THE RECORDS ▸
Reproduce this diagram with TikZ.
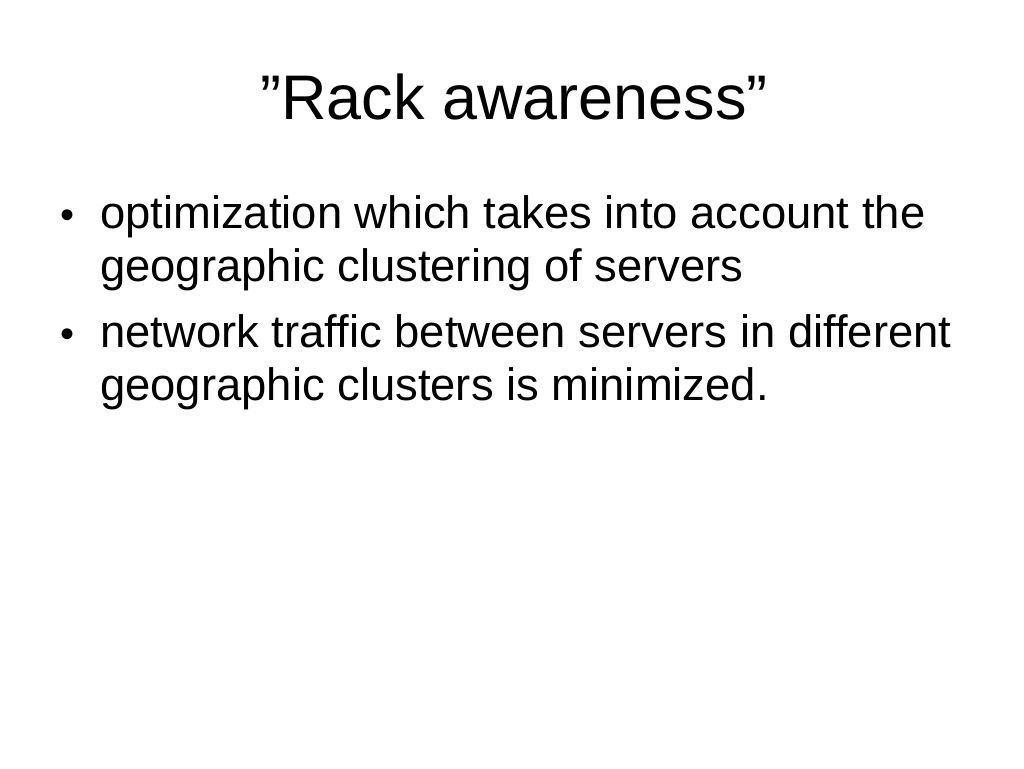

...

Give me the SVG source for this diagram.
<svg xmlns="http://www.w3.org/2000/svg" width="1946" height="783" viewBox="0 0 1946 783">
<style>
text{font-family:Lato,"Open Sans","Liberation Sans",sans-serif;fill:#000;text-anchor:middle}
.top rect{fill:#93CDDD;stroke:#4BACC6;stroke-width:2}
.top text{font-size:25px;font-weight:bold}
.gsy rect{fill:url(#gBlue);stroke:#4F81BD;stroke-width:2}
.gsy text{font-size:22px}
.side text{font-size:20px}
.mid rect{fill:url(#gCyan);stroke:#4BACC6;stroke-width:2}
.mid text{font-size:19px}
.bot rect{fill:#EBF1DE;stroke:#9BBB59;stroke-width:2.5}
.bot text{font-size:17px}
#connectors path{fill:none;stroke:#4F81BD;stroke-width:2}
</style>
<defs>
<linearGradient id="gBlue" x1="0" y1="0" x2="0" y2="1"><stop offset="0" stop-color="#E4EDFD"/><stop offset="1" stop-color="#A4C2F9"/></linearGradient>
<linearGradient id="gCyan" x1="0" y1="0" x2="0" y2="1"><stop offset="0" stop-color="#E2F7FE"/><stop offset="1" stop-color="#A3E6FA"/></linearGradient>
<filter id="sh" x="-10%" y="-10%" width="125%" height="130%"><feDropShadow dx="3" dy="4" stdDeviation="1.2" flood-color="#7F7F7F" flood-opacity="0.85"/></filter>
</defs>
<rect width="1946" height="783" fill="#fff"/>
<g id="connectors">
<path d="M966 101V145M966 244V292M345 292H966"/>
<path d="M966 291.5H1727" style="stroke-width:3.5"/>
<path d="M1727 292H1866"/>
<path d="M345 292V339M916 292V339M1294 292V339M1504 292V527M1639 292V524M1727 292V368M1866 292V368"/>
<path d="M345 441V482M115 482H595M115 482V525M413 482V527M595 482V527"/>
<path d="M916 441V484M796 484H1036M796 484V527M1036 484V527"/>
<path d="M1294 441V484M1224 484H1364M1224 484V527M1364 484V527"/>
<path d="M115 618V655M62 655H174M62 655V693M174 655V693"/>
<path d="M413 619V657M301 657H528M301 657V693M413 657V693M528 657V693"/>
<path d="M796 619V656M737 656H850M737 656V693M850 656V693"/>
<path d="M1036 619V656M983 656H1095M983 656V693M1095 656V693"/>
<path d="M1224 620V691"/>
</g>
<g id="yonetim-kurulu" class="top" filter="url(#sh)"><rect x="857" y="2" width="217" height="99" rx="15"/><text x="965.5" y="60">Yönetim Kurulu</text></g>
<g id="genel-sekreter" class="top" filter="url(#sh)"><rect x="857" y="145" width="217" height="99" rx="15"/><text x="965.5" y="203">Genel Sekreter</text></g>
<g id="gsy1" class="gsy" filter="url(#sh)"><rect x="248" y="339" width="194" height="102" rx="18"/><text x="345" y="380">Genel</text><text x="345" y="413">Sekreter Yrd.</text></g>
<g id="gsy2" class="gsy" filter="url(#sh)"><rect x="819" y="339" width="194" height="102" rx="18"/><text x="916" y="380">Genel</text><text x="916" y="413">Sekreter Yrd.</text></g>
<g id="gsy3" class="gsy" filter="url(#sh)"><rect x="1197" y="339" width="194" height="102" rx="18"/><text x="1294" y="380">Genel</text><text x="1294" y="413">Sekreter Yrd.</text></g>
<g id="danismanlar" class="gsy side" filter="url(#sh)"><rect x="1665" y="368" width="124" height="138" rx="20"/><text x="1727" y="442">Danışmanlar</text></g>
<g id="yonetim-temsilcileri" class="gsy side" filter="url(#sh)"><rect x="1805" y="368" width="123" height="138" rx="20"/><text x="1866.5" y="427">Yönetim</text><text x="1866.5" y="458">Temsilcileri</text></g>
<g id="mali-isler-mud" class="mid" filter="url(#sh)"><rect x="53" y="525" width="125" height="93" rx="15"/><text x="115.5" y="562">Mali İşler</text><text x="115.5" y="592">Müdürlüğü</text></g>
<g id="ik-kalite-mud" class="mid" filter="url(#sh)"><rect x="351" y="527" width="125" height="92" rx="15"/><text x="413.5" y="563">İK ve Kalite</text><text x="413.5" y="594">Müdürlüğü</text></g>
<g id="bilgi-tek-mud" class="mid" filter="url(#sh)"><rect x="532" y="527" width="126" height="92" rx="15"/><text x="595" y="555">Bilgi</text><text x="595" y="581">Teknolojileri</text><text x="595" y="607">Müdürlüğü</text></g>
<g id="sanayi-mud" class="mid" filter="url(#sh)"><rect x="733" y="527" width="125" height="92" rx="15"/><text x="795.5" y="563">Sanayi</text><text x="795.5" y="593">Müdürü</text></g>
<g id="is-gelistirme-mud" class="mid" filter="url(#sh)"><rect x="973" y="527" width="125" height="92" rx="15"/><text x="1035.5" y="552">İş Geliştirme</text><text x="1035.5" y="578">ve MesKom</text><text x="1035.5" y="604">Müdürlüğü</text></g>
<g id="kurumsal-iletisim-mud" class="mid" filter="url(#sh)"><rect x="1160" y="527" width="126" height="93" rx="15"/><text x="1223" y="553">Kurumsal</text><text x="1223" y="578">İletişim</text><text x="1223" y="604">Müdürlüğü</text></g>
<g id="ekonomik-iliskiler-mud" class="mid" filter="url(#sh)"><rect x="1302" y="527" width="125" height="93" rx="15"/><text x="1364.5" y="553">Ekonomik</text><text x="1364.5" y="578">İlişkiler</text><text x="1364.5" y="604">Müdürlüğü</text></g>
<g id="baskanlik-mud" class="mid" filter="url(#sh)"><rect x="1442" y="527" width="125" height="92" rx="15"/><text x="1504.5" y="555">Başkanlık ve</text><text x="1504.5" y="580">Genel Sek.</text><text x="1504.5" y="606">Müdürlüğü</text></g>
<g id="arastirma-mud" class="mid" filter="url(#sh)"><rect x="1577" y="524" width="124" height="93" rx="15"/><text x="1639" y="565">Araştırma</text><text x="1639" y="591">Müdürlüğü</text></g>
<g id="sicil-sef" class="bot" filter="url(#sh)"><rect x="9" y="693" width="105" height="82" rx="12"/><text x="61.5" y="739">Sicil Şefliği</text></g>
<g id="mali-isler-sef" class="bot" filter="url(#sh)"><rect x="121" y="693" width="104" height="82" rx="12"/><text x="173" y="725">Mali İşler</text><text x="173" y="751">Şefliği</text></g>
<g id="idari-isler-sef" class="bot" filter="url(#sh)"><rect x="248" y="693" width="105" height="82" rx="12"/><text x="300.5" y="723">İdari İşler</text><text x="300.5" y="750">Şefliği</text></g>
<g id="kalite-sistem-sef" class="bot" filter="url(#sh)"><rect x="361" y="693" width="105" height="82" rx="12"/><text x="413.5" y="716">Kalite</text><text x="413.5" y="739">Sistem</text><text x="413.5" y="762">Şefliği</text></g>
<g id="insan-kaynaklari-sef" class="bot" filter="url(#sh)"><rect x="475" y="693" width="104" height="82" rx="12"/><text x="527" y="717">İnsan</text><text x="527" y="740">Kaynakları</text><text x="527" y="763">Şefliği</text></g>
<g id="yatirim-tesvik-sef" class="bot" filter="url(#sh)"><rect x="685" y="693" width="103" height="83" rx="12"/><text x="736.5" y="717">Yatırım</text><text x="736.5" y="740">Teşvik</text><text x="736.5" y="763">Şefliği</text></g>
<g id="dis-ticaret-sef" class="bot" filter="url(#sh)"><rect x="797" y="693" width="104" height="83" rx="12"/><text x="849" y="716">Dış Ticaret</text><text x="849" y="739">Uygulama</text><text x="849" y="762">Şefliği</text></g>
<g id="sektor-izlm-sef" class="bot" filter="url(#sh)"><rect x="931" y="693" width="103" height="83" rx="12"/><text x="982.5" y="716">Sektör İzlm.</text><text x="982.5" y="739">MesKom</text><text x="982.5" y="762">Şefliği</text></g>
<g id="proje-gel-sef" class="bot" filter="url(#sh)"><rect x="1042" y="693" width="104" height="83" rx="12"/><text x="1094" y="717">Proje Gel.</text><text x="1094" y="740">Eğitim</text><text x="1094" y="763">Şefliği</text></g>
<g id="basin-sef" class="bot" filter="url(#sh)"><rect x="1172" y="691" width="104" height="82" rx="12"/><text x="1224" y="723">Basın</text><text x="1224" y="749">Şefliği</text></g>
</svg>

---

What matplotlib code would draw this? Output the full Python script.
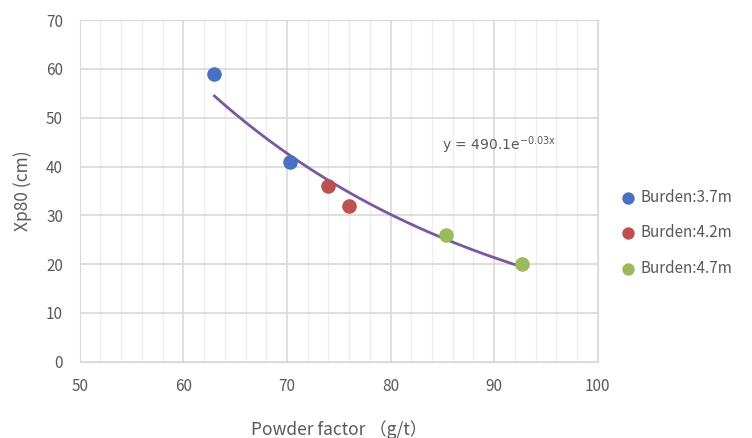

SET TASK ▸
Lines from the records above that hold "diagram" are the ones to list.

FULL OUTPUT ▸
Reproduce this diagram with TikZ.
Give me the SVG source for this diagram.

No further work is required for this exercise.